Benefits of Group Programs:

  • Walkers interact with neighbors, contributing to a sense of community
  • Establishes independence for older adults, due to less reliance on cars
  • People are more likely to continue physical activity or get involved in physical activity if they have social support.

Safety Tips on Walking:

  • Always walk on designated sidewalks and paths
  • If no sidewalk is available, walk facing traffic
  • Cross only at corners of sidewalk, look both ways
  • Dress to be seen, it is easier for traffic to notice you that way
  • Be prepared in case of emergency, have emergency contacts on hand
  • Know route
  • Watch for animals in neighborhoods!

Prevention of Dehydration:

  • Drink water before, during, and after exercise (8-10 glasses a day)
  • While walking have a water container on hand.

Starting the Program:

Preparation before walking:

  1. Consult with a physician to be assured that a walking program is possible!
  2. Make sure that you wear loose fitting clothes to allow room for movement.  A hat to protect you from the sun, sunglasses if possible to protect your eyes.  You would want to wear sunscreen on sunny days.  As for shoes, you would want them to fit well, but should be a size bigger than normal.  They should be flexible and flat.
  3. You may purchase a pedometer.  It’s a device that records your daily steps and distance.  It also can be used for motivation!

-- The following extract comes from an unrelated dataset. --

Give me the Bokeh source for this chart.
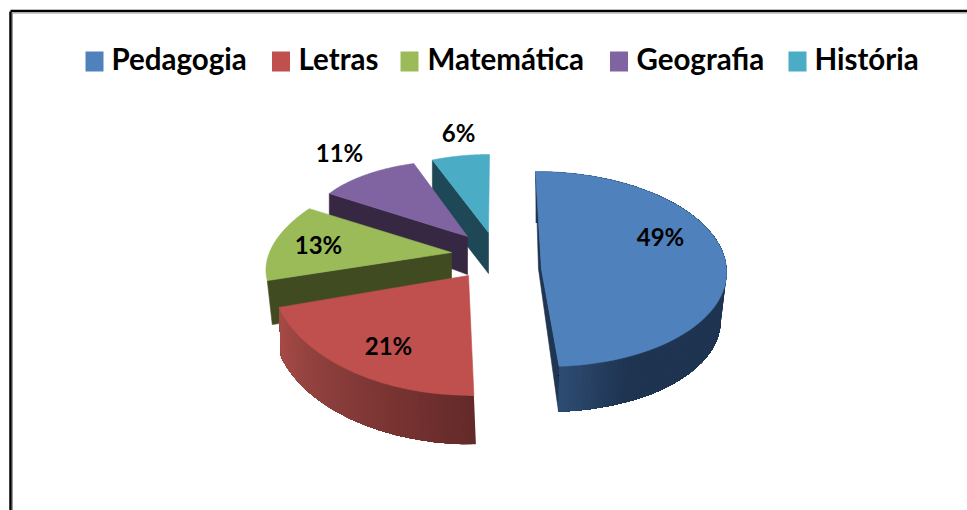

And is usually worn on the side of your hip.


      1.   If you are a sedentary individual especially over the age of 55 you would want to  

start of slow and easy gradually increasing you time and pace as you progress.  Just walk out the door, walk for 10 minutes and walk back.  Do that for a week.  Then add 5 minutes to your walk the following week.  This way you develop a stable routine.

  1. Watch your posture.  Stand straight as possible, eyes forward, chin up, relaxed

shoulders, and tighten in your stomach and buttocks. Arms should be at 90 degrees, kept close in the body in swinging motion while walking.  Your heel should strike the ground first pushing off with your toes.  Take smaller steps.

  1. Incorporate a warm-up and some stretching in your program.  To warm-up, walk a few minutes at a decent pace.  After walking for a few minutes, stretch.  Stretch your back, legs, ankle, arms, head, neck, hips, and core area.  Then begin walking.
  2. Incorporate a cool-down in your program.  After walking slow your pace down.  Walk an additional few minutes to bring your heart rate back down.  Then stretch again.
  3. Now that you are in the groove of establishing a program for yourself, ask yourself, what are my goals? Am I walking for general health, cardiovascular improvement or fitness, or for weight loss?  This will determine the overall pace or intensity of your program.  During these programs your pace should be based on your Target Heart Rate Zone also known as THR.  To determine your THR you will take your age subtract it from 220 and multiply that number by the different percentages that fit your training zone.
    1. General Health- 30 minutes a day.  The training zone will be 50-60% of maximum heart rate.
    2. Cardiovascular Fitness- 3 to 4 times a week 20-30 minutes at a fast pace.  The training zone will be 60-70% of maximum heart rate.
    3.  Weight Loss- 45-60 minutes a day at a fast pace, minimum 5 days a week.  The training zone will be 70-80% of maximum heart rate.

So, now that you have the information and the motivation GET UP! GET STARTED!